Esses conflitos retratam de maneira fiel a realidade social brasileira e, de certa forma, até mesmo mundial. A forma como as pessoas se veem umas às outras. A forma como se relacionam. Sejam essas pessoas grafiteiros, pichadores, artistas ou gerentes de multinacional. A forma como se relacionam é que vai ou não fazer a diferença. Por exemplo, sempre soube que existe um pacto moral entre grafiteiros e pichadores. De certa forma acho que existe, pois nunca vi um pichador transgredindo uma grafitagem. São os códigos da rua. Seja uma intervenção meramente social ou inequivocamente artística. Sim, porque devemos compreender que alguns artistas maravilhosos como os que temos por aqui, Shiko, Giga Brown, Marquinos Perfect, Cibele Dantas, Thayrone Arruda e outros e outras se firmaram na arte tendo o grafite como linguagem.
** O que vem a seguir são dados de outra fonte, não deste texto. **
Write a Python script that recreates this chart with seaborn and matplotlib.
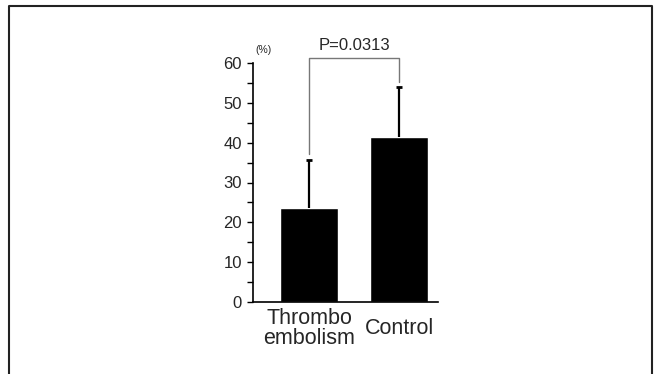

Hoje, me parece, transgrediram a própria linguagem. Não são todos iguais. Cada qual soube construir sua identidade artística, um estilo. Ou seja: o indivíduo com o seu talento pessoal transgrediu a própria opção coletiva. Isso é ruim para o grafiti como expressão? Acho que não, pois arrastou toda uma tribo para a visibilidade e ainda consolidou nos salões um discurso que é das ruas. Mas se há um pacto solidário, de não agressão ao espaço conquistado, entre grafiteiros e pichadores, o mesmo não ocorre com outras modalidades de arte.  Especialmente da arte pública. Por exemplo, o monumento ao Cavalo Marinho feito pelo artista plástico Wilson Figueiredo e localizado em frente a UFPB, está pichado.  A estátua de Jackson do Pandeiro, recentemente, recebeu uma intervenção em tinta que algumas pessoas identificaram como lágrimas, para minimizar o impacto de uma intervenção que não guarda o mesmo respeito entre pichadores e grafiteiros, guardadas as devidas tretas.  Existe, portanto, algo a ser debatido. Algo precisa ser dito. Continuo entendendo uma obra de arte como um ser independente até mesmo do seu criador. Algo que precisa ter sua integridade preservada. Do outro lado temos um Dória da vida, cheio de estupidez, achando que limpa a cidade despejando sem teto e cobrindo pichações e grafitagens. Que tal ampliarmos esse debate? Sabendo que as respostas necessárias para o momento, não poderão jamais ser conclusivas.